Another interesting argument represented in the editorial is that health care is a moral imperative. This argument, to some extent, return to the idea of a public good. It tries to represent health care as a fundamental right, much like the rights to freedom of speech or freedom of religion. Again, these are his values. The problem comes when trying to make everyone else have those same values. Since the author is primarily trying to appeal to progressives, his values may very well correspond with those of his audience. However, this does not mean those values are mainstream.

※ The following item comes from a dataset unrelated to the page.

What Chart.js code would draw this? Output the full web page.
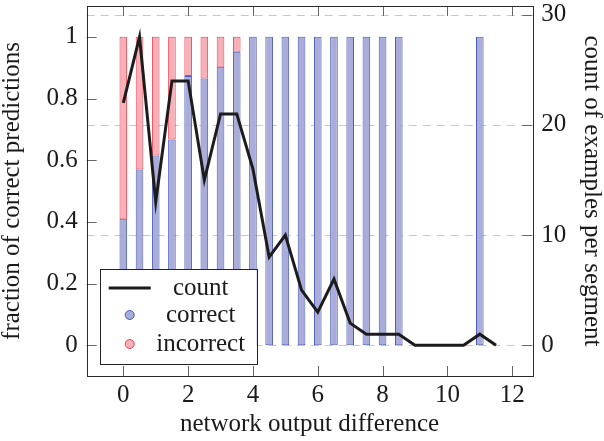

There is no doubt that there are serious problems with the health care system in the United Sates. As Mr. Cohen pointed out, the statistics clearly show that our system of health care is not as efficient as those of other wealthy nations. However, that does not mean that we need to adopt the form of health care insurance used in other developed nations. Removing restrictions on the sale of insurance across state lines would go a long way in increasing competition. Lessening the government's role in economic processes would encourage insurers to be more competitive in the insurance business rather than in the lobbying business. Allow the market to work properly, and survival of the fittest dictates that the system will become more efficient on its own.